• [Given exercise]: In the records that follow, show each line where the word "this" is present.
═════ Dataset content ═════
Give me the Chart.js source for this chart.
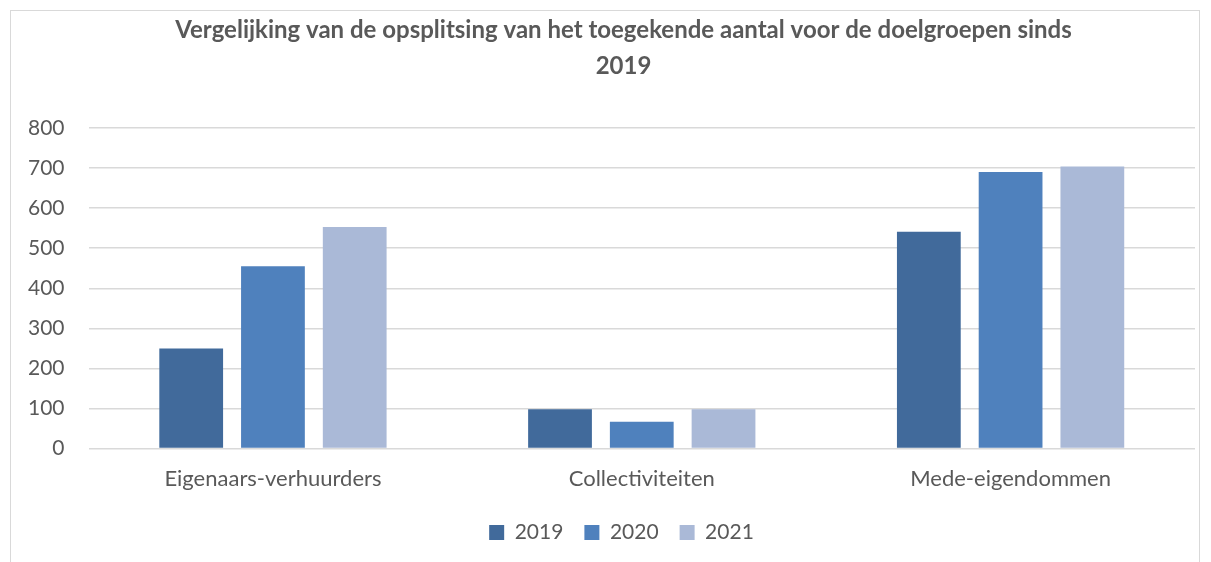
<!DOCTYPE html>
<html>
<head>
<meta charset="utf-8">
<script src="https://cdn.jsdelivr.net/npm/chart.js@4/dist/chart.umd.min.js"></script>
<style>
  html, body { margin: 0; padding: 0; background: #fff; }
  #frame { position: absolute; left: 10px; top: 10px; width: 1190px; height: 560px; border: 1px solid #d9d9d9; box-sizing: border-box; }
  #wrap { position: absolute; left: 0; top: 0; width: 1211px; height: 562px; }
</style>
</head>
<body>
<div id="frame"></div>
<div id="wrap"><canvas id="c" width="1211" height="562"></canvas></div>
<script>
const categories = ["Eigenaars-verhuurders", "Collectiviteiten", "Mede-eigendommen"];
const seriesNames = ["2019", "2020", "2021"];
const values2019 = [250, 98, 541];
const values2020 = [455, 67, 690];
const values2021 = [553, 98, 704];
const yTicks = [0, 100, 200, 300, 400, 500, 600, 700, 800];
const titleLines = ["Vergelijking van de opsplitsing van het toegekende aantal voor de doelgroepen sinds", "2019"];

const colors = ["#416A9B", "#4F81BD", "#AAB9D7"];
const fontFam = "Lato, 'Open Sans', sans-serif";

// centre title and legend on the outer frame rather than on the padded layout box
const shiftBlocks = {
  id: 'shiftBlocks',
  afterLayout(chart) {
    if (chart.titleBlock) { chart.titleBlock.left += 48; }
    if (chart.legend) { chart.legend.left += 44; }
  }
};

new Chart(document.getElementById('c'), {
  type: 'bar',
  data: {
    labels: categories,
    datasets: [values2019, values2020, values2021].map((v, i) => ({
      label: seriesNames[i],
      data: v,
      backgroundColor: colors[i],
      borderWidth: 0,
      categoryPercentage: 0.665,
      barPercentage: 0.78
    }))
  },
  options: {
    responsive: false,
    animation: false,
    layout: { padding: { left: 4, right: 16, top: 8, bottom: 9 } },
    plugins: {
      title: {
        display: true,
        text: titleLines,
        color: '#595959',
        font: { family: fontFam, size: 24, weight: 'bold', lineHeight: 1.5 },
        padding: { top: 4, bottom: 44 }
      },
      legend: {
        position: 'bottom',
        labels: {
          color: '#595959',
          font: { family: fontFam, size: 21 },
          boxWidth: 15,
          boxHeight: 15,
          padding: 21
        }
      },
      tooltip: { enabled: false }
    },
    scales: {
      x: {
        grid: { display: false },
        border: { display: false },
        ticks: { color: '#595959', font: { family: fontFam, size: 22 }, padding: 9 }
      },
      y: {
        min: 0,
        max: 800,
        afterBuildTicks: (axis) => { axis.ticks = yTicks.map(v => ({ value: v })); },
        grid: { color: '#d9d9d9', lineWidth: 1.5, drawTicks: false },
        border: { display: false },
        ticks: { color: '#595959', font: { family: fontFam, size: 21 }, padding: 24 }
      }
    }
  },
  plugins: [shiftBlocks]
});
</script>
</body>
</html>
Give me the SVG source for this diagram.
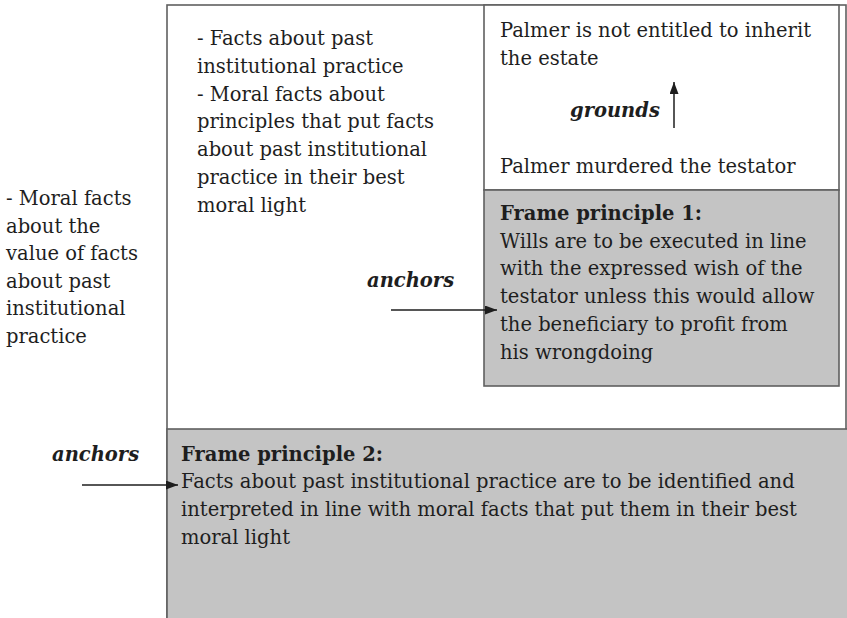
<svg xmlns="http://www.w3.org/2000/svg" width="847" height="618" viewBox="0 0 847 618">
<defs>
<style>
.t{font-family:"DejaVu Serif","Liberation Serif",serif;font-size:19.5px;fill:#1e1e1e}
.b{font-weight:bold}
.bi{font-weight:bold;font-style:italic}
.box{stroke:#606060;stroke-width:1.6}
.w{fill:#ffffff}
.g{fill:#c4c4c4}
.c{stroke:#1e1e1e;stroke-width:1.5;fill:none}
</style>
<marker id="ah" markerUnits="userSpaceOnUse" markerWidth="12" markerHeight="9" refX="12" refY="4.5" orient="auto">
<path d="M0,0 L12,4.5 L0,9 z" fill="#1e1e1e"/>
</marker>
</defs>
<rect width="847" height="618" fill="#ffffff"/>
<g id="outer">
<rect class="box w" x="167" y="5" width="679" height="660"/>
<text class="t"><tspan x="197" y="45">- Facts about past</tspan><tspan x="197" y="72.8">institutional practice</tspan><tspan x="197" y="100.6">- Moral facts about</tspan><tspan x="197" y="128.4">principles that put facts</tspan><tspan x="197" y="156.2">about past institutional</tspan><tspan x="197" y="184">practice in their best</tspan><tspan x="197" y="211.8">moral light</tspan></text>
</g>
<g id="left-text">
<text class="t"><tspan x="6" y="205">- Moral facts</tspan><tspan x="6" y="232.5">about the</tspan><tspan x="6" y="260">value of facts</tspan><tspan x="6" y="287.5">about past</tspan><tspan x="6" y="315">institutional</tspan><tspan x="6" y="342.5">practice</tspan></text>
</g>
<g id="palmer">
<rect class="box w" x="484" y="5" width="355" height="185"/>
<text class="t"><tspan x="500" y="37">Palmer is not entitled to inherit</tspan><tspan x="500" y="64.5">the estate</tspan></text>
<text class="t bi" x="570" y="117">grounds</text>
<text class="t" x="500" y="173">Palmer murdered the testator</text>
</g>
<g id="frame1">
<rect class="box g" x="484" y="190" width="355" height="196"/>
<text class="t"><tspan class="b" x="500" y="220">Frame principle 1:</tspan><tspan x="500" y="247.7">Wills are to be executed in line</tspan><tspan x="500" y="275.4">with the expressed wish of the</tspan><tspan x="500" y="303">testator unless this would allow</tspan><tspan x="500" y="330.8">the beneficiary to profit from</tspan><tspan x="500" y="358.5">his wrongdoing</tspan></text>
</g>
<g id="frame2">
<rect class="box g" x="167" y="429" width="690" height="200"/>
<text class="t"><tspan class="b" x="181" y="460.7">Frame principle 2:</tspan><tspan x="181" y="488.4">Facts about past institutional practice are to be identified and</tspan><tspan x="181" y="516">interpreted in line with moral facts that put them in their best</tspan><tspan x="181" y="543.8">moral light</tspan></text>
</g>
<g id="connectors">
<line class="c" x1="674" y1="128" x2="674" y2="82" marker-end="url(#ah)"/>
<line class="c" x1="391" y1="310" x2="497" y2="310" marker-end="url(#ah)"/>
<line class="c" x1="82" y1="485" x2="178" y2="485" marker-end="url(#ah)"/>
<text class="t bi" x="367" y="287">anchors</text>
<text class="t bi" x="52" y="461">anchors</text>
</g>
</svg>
═════
• [Exercise output]:
Give me the Chart.js source for this chart.
Give me the SVG source for this diagram.
<text class="t"><tspan class="b" x="500" y="220">Frame principle 1:</tspan><tspan x="500" y="247.7">Wills are to be executed in line</tspan><tspan x="500" y="275.4">with the expressed wish of the</tspan><tspan x="500" y="303">testator unless this would allow</tspan><tspan x="500" y="330.8">the beneficiary to profit from</tspan><tspan x="500" y="358.5">his wrongdoing</tspan></text>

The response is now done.